— Begin Data shown —

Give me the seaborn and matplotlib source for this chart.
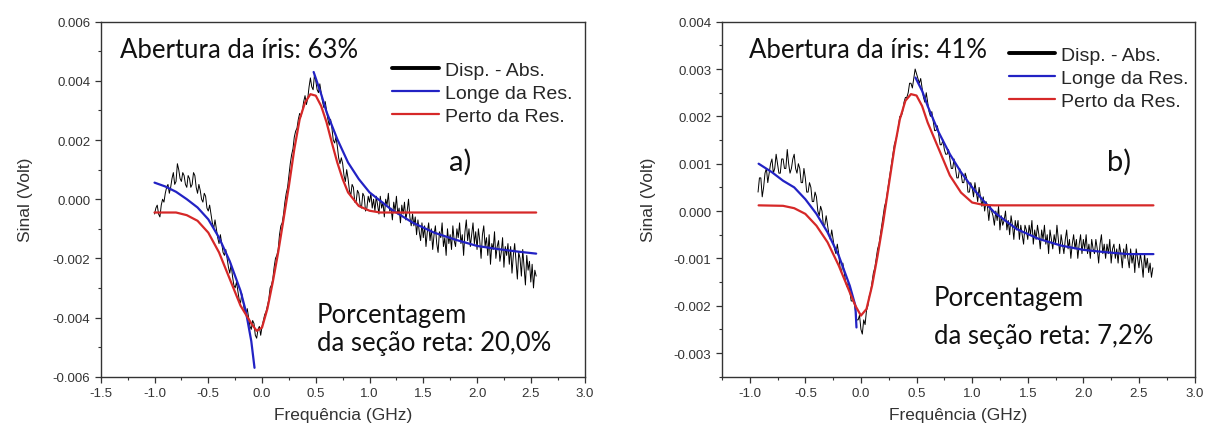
import numpy as np
import pandas as pd
import matplotlib
matplotlib.use("Agg")
import matplotlib.pyplot as plt
import seaborn as sns
from matplotlib.lines import Line2D
from matplotlib.ticker import MultipleLocator, FormatStrFormatter

# ---------------- data (signal in mV, frequency in GHz) ----------------
# panel a) measured trace, evenly spaced (12.5 MHz) from -1.0 to 2.55 GHz
a_data_x_range = (-1.0, 2.55)
a_data_mv = [
    # -1.0 .. 0.9875 GHz
    -0.5, -0.3, -0.2, -0.5, -0.6, -0.2, 0.0, -0.1, 0.2, 0.4, 0.5, 0.2, 0.4, 0.7, 0.9, 0.5, 0.6, 1.2,
    1.0, 0.7, 0.6, 0.9, 0.8, 0.5, 0.4, 0.8, 0.7, 0.4, 0.5, 0.9, 0.8, 0.4, 0.2, 0.5, 0.3, 0.0, -0.1,
    0.2, 0.1, -0.3, -0.4, -0.2, -0.5, -0.8, -1.0, -0.7, -1.0, -1.3, -1.5, -1.2, -1.5, -1.8, -1.9,
    -1.7, -2.0, -2.3, -2.5, -2.2, -2.6, -2.9, -3.0, -2.8, -3.1, -3.4, -3.5, -3.2, -3.5, -3.8, -3.9,
    -3.7, -4.0, -4.3, -4.4, -4.1, -4.2, -4.6, -4.7, -4.4, -4.3, -4.6, -4.3, -4.1, -3.9, -3.8, -3.6,
    -3.4, -3.0, -2.9, -2.7, -2.3, -2.0, -1.9, -1.7, -1.2, -0.9, -0.8, -0.5, -0.1, 0.2, 0.4, 0.8, 1.2,
    1.5, 1.7, 2.1, 2.3, 2.4, 2.7, 2.9, 2.8, 3.0, 3.3, 3.5, 3.2, 3.4, 3.8, 4.1, 3.8, 3.7, 4.2, 4.0,
    3.7, 3.6, 3.9, 3.6, 3.3, 3.1, 3.3, 3.0, 2.7, 2.5, 2.7, 2.4, 2.0, 1.9, 2.1, 1.8, 1.4, 1.2, 1.4,
    1.2, 0.8, 0.6, 1.0, 0.7, 0.3, 0.1, 0.5, 0.4, -0.1, -0.1, 0.3, 0.2, -0.2, -0.3, 0.2, 0.1, -0.4,
    -0.3, 0.1,
    # 1.0 .. 2.55 GHz
    -0.1, 0.2, -0.3, 0.0, -0.4, 0.1, -0.2, -0.5,
    0.1, -0.3, -0.1, -0.6, 0.0, -0.2, 0.2, -0.4,
    -0.3, -0.7, -0.1, -0.4, 0.1, -0.5, -0.3, -0.8,
    -0.2, -0.5, -0.1, -0.7, -0.4, 0.0, -0.6, -0.9,
    -0.5, -0.9, -0.6, -1.2, -0.7, -1.1, -1.4, -0.8,
    -1.3, -0.9, -1.6, -1.1, -0.8, -1.4, -1.0, -1.7,
    -1.2, -0.9, -1.5, -1.8, -1.1, -1.3, -0.8, -1.6,
    -1.3, -1.9, -1.0, -1.5, -1.2, -1.7, -0.9, -1.4,
    -1.6, -1.0, -1.3, -0.8, -1.5, -1.2, -1.9, -1.1,
    -0.7, -1.4, -1.0, -1.6, -1.2, -0.8, -1.5, -1.1,
    -1.7, -1.0, -1.4, -2.0, -1.2, -0.9, -1.6, -1.3,
    -1.9, -1.2, -2.2, -1.5, -1.7, -1.1, -2.0, -1.6,
    -1.4, -2.1, -1.8, -1.3, -2.3, -1.6, -1.9, -1.5,
    -2.2, -1.6, -2.5, -1.9, -1.5, -2.1, -2.7, -1.8,
    -2.0, -2.6, -1.7, -2.3, -2.9, -1.9, -2.4, -2.1,
    -2.8, -2.2, -3.0, -2.4, -2.6]
# panel a) "Longe da Res." fit: two branches away from resonance
a_far1_x = [-1.0, -0.9, -0.8, -0.7, -0.6, -0.5, -0.4, -0.3, -0.2, -0.15, -0.1, -0.07]
a_far1_mv = [0.56, 0.43, 0.25, 0.0, -0.28, -0.68, -1.3, -2.1, -3.1, -3.8, -4.8, -5.7]
a_far2_x = [0.48, 0.55, 0.6, 0.7, 0.8, 0.9, 1.0, 1.2, 1.4, 1.6, 1.8, 2.0, 2.2, 2.4, 2.55]
a_far2_mv = [4.3, 3.55, 2.95, 2.03, 1.24, 0.68, 0.23, -0.34, -0.79, -1.13, -1.37, -1.58, -1.69, -1.78, -1.84]
# panel a) "Perto da Res." fit
a_near_x = [-1.0, -0.8, -0.7, -0.6, -0.5, -0.4, -0.3, -0.2, -0.1, -0.05, 0.0, 0.05, 0.1, 0.15, 0.2,
            0.25, 0.3, 0.35, 0.4, 0.45, 0.5, 0.55, 0.6, 0.65, 0.7, 0.75, 0.8, 0.9, 1.0, 1.1, 2.55]
a_near_mv = [-0.45, -0.45, -0.54, -0.73, -1.13, -1.8, -2.7, -3.6, -4.2, -4.45, -4.34, -3.7, -2.8,
             -1.8, -0.68, 0.45, 1.69, 2.7, 3.27, 3.55, 3.5, 3.15, 2.6, 1.9, 1.24, 0.68, 0.23, -0.23,
             -0.39, -0.45, -0.45]

# panel b) measured trace, evenly spaced (12.5 MHz) from -0.925 to 2.625 GHz
b_data_x_range = (-0.925, 2.625)
b_data_mv = [
    # -0.925 .. 0.9875 GHz
    0.4, 0.7, 0.7, 0.3, 0.5, 0.8, 0.9, 0.6, 0.8, 1.0, 1.1, 0.8, 0.9, 1.2, 1.0, 0.8, 0.8, 1.1, 1.1, 0.9,
    0.9, 1.3, 1.0, 0.8, 0.9, 1.1, 1.2, 0.9, 0.8, 1.0, 0.9, 0.6, 0.6, 0.9, 0.7, 0.4, 0.4, 0.6, 0.5, 0.2,
    0.2, 0.4, 0.3, 0.0, -0.1, 0.1, 0.0, -0.3, -0.3, -0.1, -0.3, -0.5, -0.6, -0.4, -0.6, -0.8, -0.9,
    -0.7, -0.9, -1.2, -1.3, -1.1, -1.3, -1.5, -1.6, -1.5, -1.7, -1.9, -1.9, -1.9, -2.1, -2.3, -2.3,
    -2.2, -2.5, -2.6, -2.3, -2.4, -2.1, -2.0, -1.8, -1.7, -1.5, -1.3, -1.2, -1.0, -0.8, -0.7, -0.5,
    -0.3, -0.1, 0.1, 0.2, 0.4, 0.6, 0.8, 1.0, 1.2, 1.4, 1.5, 1.6, 1.8, 2.0, 2.0, 2.1, 2.3, 2.4, 2.4,
    2.5, 2.7, 2.7, 2.6, 2.8, 3.0, 2.9, 2.8, 2.7, 2.8, 2.6, 2.4, 2.3, 2.5, 2.3, 2.1, 2.0, 2.1, 1.9,
    1.7, 1.7, 1.8, 1.6, 1.4, 1.4, 1.5, 1.3, 1.2, 1.2, 1.3, 1.1, 0.9, 0.9, 1.1, 0.9, 0.7, 0.7, 0.9,
    0.8, 0.6, 0.6, 0.8, 0.7, 0.4, 0.4, 0.6,
    # 1.0 .. 2.625 GHz
    0.5, 0.3, 0.6, 0.4, 0.2, 0.5, 0.3, 0.1,
    0.3, 0.0, 0.2, 0.1, -0.2, 0.1, 0.0, -0.1,
    -0.3, 0.0, -0.2, 0.1, -0.4, -0.1, -0.3, -0.2,
    0.0, -0.4, -0.2, -0.5, -0.1, -0.3, -0.6, -0.2,
    -0.4, -0.2, -0.6, -0.3, -0.5, -0.7, -0.3, -0.4,
    -0.6, -0.3, -0.5, -0.2, -0.7, -0.4, -0.6, -0.3,
    -0.5, -0.8, -0.4, -0.6, -0.3, -0.7, -0.5, -0.9,
    -0.4, -0.6, -0.8, -0.5, -0.7, -0.3, -0.6, -0.9,
    -0.5, -0.7, -0.9, -0.6, -0.4, -0.8, -0.6, -1.0,
    -0.7, -0.5, -0.8, -0.6, -1.0, -0.7, -0.5, -0.9,
    -0.6, -0.8, -0.5, -0.9, -0.7, -1.0, -0.6, -0.8,
    -0.9, -0.6, -0.8, -1.1, -0.7, -0.5, -0.9, -0.7,
    -1.0, -0.7, -0.9, -0.6, -1.1, -0.8, -0.7, -1.0,
    -0.8, -1.1, -0.7, -0.9, -1.2, -0.8, -1.0, -0.7,
    -1.0, -1.2, -0.8, -1.1, -0.9, -1.3, -0.8, -1.0,
    -1.2, -0.9, -1.1, -1.4, -0.9, -1.2, -1.0, -1.3,
    -1.1, -1.4, -1.2]
b_far1_x = [-0.92, -0.8, -0.7, -0.6, -0.5, -0.4, -0.3, -0.2, -0.1, -0.05, -0.04]
b_far1_mv = [1.0, 0.82, 0.64, 0.5, 0.25, -0.06, -0.45, -0.94, -1.58, -2.0, -2.46]
b_far2_x = [0.49, 0.55, 0.6, 0.7, 0.8, 0.9, 1.0, 1.1, 1.2, 1.4, 1.6, 1.8, 2.0, 2.2, 2.4, 2.63]
b_far2_mv = [2.82, 2.54, 2.22, 1.66, 1.2, 0.82, 0.5, 0.22, -0.03, -0.38, -0.59, -0.73, -0.82, -0.87, -0.91, -0.91]
b_near_x = [-0.92, -0.7, -0.6, -0.5, -0.4, -0.3, -0.2, -0.1, -0.05, 0.0, 0.05, 0.1, 0.15, 0.2, 0.25,
            0.3, 0.35, 0.4, 0.45, 0.5, 0.55, 0.6, 0.7, 0.8, 0.9, 1.0, 1.1, 1.2, 2.63]
b_near_mv = [0.12, 0.11, 0.06, -0.06, -0.31, -0.66, -1.15, -1.72, -2.0, -2.21, -2.07, -1.58, -0.94,
             -0.24, 0.54, 1.31, 1.94, 2.33, 2.47, 2.44, 2.22, 1.87, 1.31, 0.75, 0.39, 0.18, 0.13,
             0.12, 0.12]

legend_labels = ["Disp. - Abs.", "Longe da Res.", "Perto da Res."]
iris_texts = ["Abertura da íris: 63%", "Abertura da íris: 41%"]
panel_tags = ["a)", "b)"]
section_texts = ["da seção reta: 20,0%", "da seção reta: 7,2%"]
pct_word = "Porcentagem"
xlabel = "Frequência (GHz)"
ylabel = "Sinal (Volt)"

# ---------------- styling ----------------
sns.set_style("ticks")
plt.rcParams['font.family'] = ['Liberation Sans', 'DejaVu Sans']

C_BLACK = "#000000"
C_BLUE = "#2222c4"
C_RED = "#d62828"
C_AX = "#333333"
ANN_FONT = ['Lato', 'DejaVu Sans']

fig = plt.figure(figsize=(12.07, 4.27), dpi=100)
axL = fig.add_axes([0.0835, 0.1155, 0.4008, 0.8313])
axR = fig.add_axes([0.5981, 0.1155, 0.3916, 0.8313])


def to_df(x, mv):
    return pd.DataFrame({"f": np.asarray(x, float), "s": np.asarray(mv, float) * 1e-3})


def draw(ax, data_rng, data_mv, far1, far2, near, xlim, ylim, ymaj, ymin, ylpad):
    dx = np.linspace(data_rng[0], data_rng[1], len(data_mv))
    sns.lineplot(data=to_df(dx, data_mv), x="f", y="s", ax=ax, color=C_BLACK, lw=0.7,
                 estimator=None, sort=False)
    for (fx, fy) in (far1, far2):
        sns.lineplot(data=to_df(fx, fy), x="f", y="s", ax=ax, color=C_BLUE, lw=1.6,
                     estimator=None, sort=False)
    sns.lineplot(data=to_df(*near), x="f", y="s", ax=ax, color=C_RED, lw=1.6,
                 estimator=None, sort=False)
    ax.set_xlim(*xlim)
    ax.set_ylim(*ylim)
    ax.xaxis.set_major_locator(MultipleLocator(0.5))
    ax.xaxis.set_minor_locator(MultipleLocator(0.25))
    ax.yaxis.set_major_locator(MultipleLocator(ymaj))
    ax.yaxis.set_minor_locator(MultipleLocator(ymin))
    ax.xaxis.set_major_formatter(FormatStrFormatter('%.1f'))
    ax.yaxis.set_major_formatter(FormatStrFormatter('%.3f'))
    ax.tick_params(which='major', direction='out', length=4, width=0.9, colors=C_AX,
                   labelsize=9.5, top=False, right=False)
    ax.tick_params(which='minor', direction='out', length=2.5, width=0.8, colors=C_AX,
                   top=False, right=False)
    for sp in ax.spines.values():
        sp.set_visible(True)
        sp.set_color(C_AX)
        sp.set_linewidth(1.0)
    ax.set_xlabel(xlabel, fontsize=12.5, color=C_AX, labelpad=6)
    ax.set_ylabel(ylabel, fontsize=12.5, color=C_AX, labelpad=ylpad)


draw(axL, a_data_x_range, a_data_mv, (a_far1_x, a_far1_mv), (a_far2_x, a_far2_mv),
     (a_near_x, a_near_mv), (-1.5, 3.0), (-0.006, 0.006), 0.002, 0.001, 14)
draw(axR, b_data_x_range, b_data_mv, (b_far1_x, b_far1_mv), (b_far2_x, b_far2_mv),
     (b_near_x, b_near_mv), (-1.25, 3.0), (-0.0035, 0.004), 0.001, 0.0005, 13)

handles = [Line2D([], [], color=C_BLACK, lw=2.8),
           Line2D([], [], color=C_BLUE, lw=1.6),
           Line2D([], [], color=C_RED, lw=1.6)]

layout = {
    axL: dict(iris=(0.040, 0.923), tag=(0.72, 0.608), pct=(0.447, 0.176), sec=(0.447, 0.097),
              leg=(0.602, 0.888)),
    axR: dict(iris=(0.057, 0.923), tag=(0.815, 0.607), pct=(0.448, 0.224), sec=(0.448, 0.115),
              leg=(0.607, 0.931)),
}
for i, ax in enumerate((axL, axR)):
    L = layout[ax]
    ax.text(*L['iris'], iris_texts[i], transform=ax.transAxes, fontsize=18.5, family=ANN_FONT,
            color="#111111", va='center', ha='left')
    ax.text(*L['tag'], panel_tags[i], transform=ax.transAxes, fontsize=21, family=ANN_FONT,
            color="#111111", va='center', ha='left')
    ax.text(*L['pct'], pct_word, transform=ax.transAxes, fontsize=18.5, family=ANN_FONT,
            color="#111111", va='center', ha='left')
    ax.text(*L['sec'], section_texts[i], transform=ax.transAxes, fontsize=18.5, family=ANN_FONT,
            color="#111111", va='center', ha='left')
    ax.legend(handles, legend_labels, loc='upper left', bbox_to_anchor=L['leg'], frameon=False,
              fontsize=14, handlelength=2.4, handletextpad=0.3, labelspacing=0.28,
              borderaxespad=0, borderpad=0)

fig.savefig("out.png", dpi=100)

— End Data shown —

**What the exercise asks**
Repeat only what lies between the start of the data and the end of the line containing "from matplotlib.ticker import", exactly, with pictures left out.

**Answer in full**
Give me the seaborn and matplotlib source for this chart.
import numpy as np
import pandas as pd
import matplotlib
matplotlib.use("Agg")
import matplotlib.pyplot as plt
import seaborn as sns
from matplotlib.lines import Line2D
from matplotlib.ticker import MultipleLocator, FormatStrFormatter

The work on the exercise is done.